Required work :: Strip the pictures and reproduce the rest of the listing exactly.

Recorded data ::

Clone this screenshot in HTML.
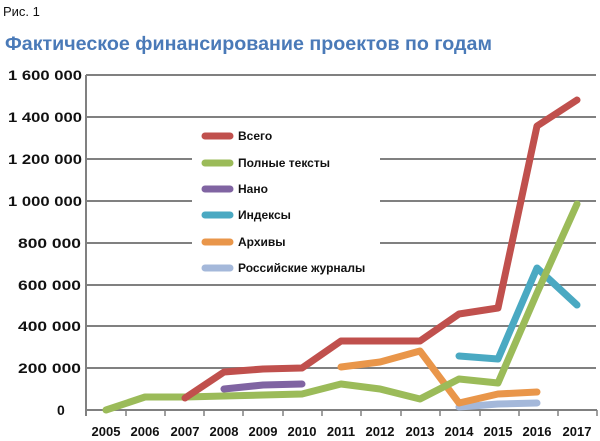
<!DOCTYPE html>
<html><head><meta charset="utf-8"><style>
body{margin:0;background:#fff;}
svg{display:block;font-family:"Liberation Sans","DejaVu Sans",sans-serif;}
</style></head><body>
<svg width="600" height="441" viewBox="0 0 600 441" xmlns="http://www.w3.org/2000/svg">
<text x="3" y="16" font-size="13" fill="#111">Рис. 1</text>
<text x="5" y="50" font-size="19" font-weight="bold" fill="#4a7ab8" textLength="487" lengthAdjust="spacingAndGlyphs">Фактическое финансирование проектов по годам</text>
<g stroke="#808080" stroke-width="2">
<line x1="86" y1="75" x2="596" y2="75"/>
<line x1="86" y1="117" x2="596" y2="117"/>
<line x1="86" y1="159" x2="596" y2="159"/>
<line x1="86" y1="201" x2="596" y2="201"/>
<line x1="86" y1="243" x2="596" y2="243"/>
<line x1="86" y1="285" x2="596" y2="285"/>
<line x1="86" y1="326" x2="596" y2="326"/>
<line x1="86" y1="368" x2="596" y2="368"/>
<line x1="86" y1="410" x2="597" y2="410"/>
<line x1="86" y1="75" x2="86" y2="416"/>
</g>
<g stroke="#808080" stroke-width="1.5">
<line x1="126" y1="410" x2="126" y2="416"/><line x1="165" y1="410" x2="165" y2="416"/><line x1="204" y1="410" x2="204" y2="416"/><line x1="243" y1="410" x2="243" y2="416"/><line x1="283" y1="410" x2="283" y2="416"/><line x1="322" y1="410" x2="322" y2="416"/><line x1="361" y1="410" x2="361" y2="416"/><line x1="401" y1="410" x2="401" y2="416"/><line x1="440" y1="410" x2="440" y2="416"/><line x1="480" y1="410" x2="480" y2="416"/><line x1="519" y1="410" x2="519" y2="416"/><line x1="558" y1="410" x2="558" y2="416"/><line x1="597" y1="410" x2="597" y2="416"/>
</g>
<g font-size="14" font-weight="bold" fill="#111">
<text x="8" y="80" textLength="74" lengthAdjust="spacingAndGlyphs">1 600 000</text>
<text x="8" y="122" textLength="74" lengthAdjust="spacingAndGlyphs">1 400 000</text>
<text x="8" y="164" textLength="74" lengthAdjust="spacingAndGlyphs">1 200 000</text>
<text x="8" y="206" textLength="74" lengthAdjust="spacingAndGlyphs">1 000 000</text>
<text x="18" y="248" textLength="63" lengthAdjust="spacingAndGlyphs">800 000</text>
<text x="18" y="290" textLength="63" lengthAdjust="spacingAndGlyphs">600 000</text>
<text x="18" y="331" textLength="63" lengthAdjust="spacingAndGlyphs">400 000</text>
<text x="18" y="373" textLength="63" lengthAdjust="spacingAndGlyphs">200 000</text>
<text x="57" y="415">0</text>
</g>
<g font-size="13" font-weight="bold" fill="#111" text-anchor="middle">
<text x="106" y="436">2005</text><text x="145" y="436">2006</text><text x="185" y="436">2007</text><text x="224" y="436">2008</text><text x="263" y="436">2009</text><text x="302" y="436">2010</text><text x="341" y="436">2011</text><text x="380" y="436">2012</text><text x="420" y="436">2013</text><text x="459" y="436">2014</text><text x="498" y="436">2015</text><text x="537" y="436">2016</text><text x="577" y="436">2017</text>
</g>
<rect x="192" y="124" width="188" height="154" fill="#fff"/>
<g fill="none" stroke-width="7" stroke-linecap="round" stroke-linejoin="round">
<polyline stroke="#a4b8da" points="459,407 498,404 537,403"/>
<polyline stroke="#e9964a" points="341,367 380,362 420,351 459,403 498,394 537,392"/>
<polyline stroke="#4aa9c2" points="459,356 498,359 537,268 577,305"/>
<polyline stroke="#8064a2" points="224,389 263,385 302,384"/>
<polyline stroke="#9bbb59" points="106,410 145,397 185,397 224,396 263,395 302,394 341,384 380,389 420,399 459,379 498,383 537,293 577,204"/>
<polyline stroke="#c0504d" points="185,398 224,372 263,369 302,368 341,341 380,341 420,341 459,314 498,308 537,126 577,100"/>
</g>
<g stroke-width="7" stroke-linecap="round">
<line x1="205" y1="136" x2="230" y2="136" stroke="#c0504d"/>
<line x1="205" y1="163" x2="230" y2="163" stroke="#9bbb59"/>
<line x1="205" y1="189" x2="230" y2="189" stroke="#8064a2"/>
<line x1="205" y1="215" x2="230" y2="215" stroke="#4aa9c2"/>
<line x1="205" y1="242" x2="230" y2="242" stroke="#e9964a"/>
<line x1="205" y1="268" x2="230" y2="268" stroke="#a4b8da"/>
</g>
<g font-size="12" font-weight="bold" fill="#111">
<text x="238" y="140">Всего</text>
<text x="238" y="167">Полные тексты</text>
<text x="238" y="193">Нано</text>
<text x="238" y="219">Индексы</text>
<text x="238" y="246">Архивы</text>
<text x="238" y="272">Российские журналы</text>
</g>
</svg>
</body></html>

Reply ::
Clone this screenshot in HTML.
<!DOCTYPE html>
<html><head><meta charset="utf-8"><style>
body{margin:0;background:#fff;}
svg{display:block;font-family:"Liberation Sans","DejaVu Sans",sans-serif;}
</style></head><body>
<svg width="600" height="441" viewBox="0 0 600 441" xmlns="http://www.w3.org/2000/svg">
<text x="3" y="16" font-size="13" fill="#111">Рис. 1</text>
<text x="5" y="50" font-size="19" font-weight="bold" fill="#4a7ab8" textLength="487" lengthAdjust="spacingAndGlyphs">Фактическое финансирование проектов по годам</text>
<g stroke="#808080" stroke-width="2">
<line x1="86" y1="75" x2="596" y2="75"/>
<line x1="86" y1="117" x2="596" y2="117"/>
<line x1="86" y1="159" x2="596" y2="159"/>
<line x1="86" y1="201" x2="596" y2="201"/>
<line x1="86" y1="243" x2="596" y2="243"/>
<line x1="86" y1="285" x2="596" y2="285"/>
<line x1="86" y1="326" x2="596" y2="326"/>
<line x1="86" y1="368" x2="596" y2="368"/>
<line x1="86" y1="410" x2="597" y2="410"/>
<line x1="86" y1="75" x2="86" y2="416"/>
</g>
<g stroke="#808080" stroke-width="1.5">
<line x1="126" y1="410" x2="126" y2="416"/><line x1="165" y1="410" x2="165" y2="416"/><line x1="204" y1="410" x2="204" y2="416"/><line x1="243" y1="410" x2="243" y2="416"/><line x1="283" y1="410" x2="283" y2="416"/><line x1="322" y1="410" x2="322" y2="416"/><line x1="361" y1="410" x2="361" y2="416"/><line x1="401" y1="410" x2="401" y2="416"/><line x1="440" y1="410" x2="440" y2="416"/><line x1="480" y1="410" x2="480" y2="416"/><line x1="519" y1="410" x2="519" y2="416"/><line x1="558" y1="410" x2="558" y2="416"/><line x1="597" y1="410" x2="597" y2="416"/>
</g>
<g font-size="14" font-weight="bold" fill="#111">
<text x="8" y="80" textLength="74" lengthAdjust="spacingAndGlyphs">1 600 000</text>
<text x="8" y="122" textLength="74" lengthAdjust="spacingAndGlyphs">1 400 000</text>
<text x="8" y="164" textLength="74" lengthAdjust="spacingAndGlyphs">1 200 000</text>
<text x="8" y="206" textLength="74" lengthAdjust="spacingAndGlyphs">1 000 000</text>
<text x="18" y="248" textLength="63" lengthAdjust="spacingAndGlyphs">800 000</text>
<text x="18" y="290" textLength="63" lengthAdjust="spacingAndGlyphs">600 000</text>
<text x="18" y="331" textLength="63" lengthAdjust="spacingAndGlyphs">400 000</text>
<text x="18" y="373" textLength="63" lengthAdjust="spacingAndGlyphs">200 000</text>
<text x="57" y="415">0</text>
</g>
<g font-size="13" font-weight="bold" fill="#111" text-anchor="middle">
<text x="106" y="436">2005</text><text x="145" y="436">2006</text><text x="185" y="436">2007</text><text x="224" y="436">2008</text><text x="263" y="436">2009</text><text x="302" y="436">2010</text><text x="341" y="436">2011</text><text x="380" y="436">2012</text><text x="420" y="436">2013</text><text x="459" y="436">2014</text><text x="498" y="436">2015</text><text x="537" y="436">2016</text><text x="577" y="436">2017</text>
</g>
<rect x="192" y="124" width="188" height="154" fill="#fff"/>
<g fill="none" stroke-width="7" stroke-linecap="round" stroke-linejoin="round">
<polyline stroke="#a4b8da" points="459,407 498,404 537,403"/>
<polyline stroke="#e9964a" points="341,367 380,362 420,351 459,403 498,394 537,392"/>
<polyline stroke="#4aa9c2" points="459,356 498,359 537,268 577,305"/>
<polyline stroke="#8064a2" points="224,389 263,385 302,384"/>
<polyline stroke="#9bbb59" points="106,410 145,397 185,397 224,396 263,395 302,394 341,384 380,389 420,399 459,379 498,383 537,293 577,204"/>
<polyline stroke="#c0504d" points="185,398 224,372 263,369 302,368 341,341 380,341 420,341 459,314 498,308 537,126 577,100"/>
</g>
<g stroke-width="7" stroke-linecap="round">
<line x1="205" y1="136" x2="230" y2="136" stroke="#c0504d"/>
<line x1="205" y1="163" x2="230" y2="163" stroke="#9bbb59"/>
<line x1="205" y1="189" x2="230" y2="189" stroke="#8064a2"/>
<line x1="205" y1="215" x2="230" y2="215" stroke="#4aa9c2"/>
<line x1="205" y1="242" x2="230" y2="242" stroke="#e9964a"/>
<line x1="205" y1="268" x2="230" y2="268" stroke="#a4b8da"/>
</g>
<g font-size="12" font-weight="bold" fill="#111">
<text x="238" y="140">Всего</text>
<text x="238" y="167">Полные тексты</text>
<text x="238" y="193">Нано</text>
<text x="238" y="219">Индексы</text>
<text x="238" y="246">Архивы</text>
<text x="238" y="272">Российские журналы</text>
</g>
</svg>
</body></html>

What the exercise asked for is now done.